Questions about std in SVEA paper

Question

Questions about std in SVEA paper

Closed this issue 2 years ago · 2 comments

Hi, thanks for the great work!
I've noticed that "Hi, we compute the standard deviation over the mean episode returns of each seed". from the previous issue. (#4)
However, I'm still a bit confused. Could you please confirm if my understanding is correct?
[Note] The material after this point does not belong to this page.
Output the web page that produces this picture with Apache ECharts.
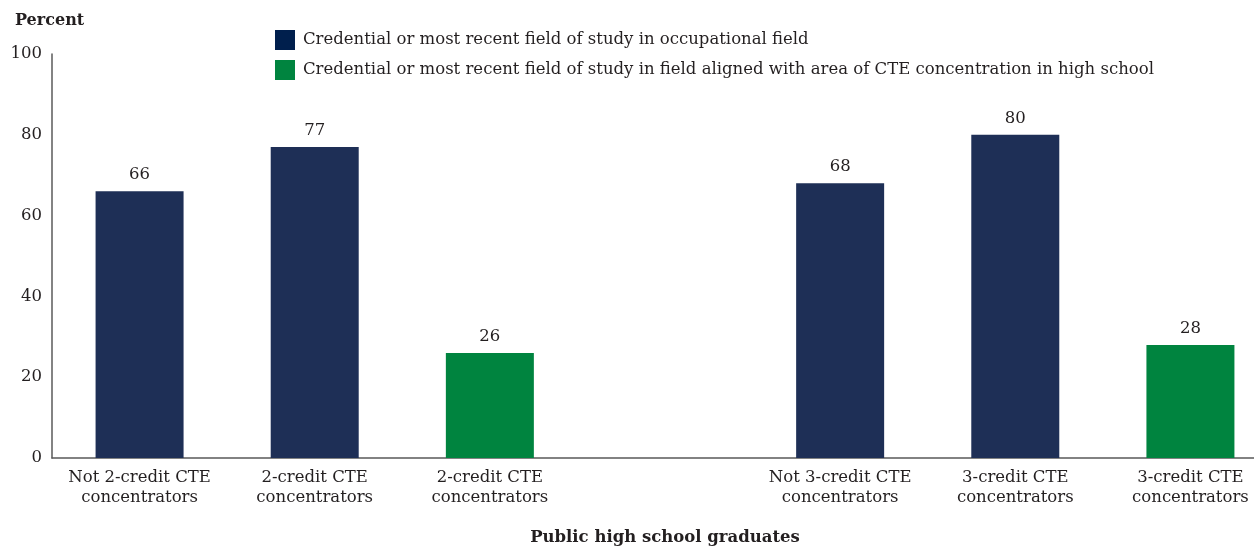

(Fig.5 Top) Training performance: std of 5 seeds
(Fig.5 Bottom) Test performance: For each seed, run zero-shot evaluation 30 times (args.eval_episode) and calculate the mean from these 30 Return values (resulting in 1 mean value per seed). Then compute std using these 5 mean values.

Thank you!

Answer 1 · 2023-04-13T00:23:44.000Z

I'm glad that you're interested in our work! I assume that you are referring to Figure 5 in our SVEA paper (https://arxiv.org/abs/2107.00644). Your understanding is correct: we evaluate each seed for X episodes, compute the mean return for each seed, and then report mean + std across seeds. This ensures that the std reflects variability between independent runs (seeds) rather than variability in the environment (e.g. initial conditions).

Answer 2 · 2023-04-13T01:43:33.000Z

Thank you so much for the quick reply.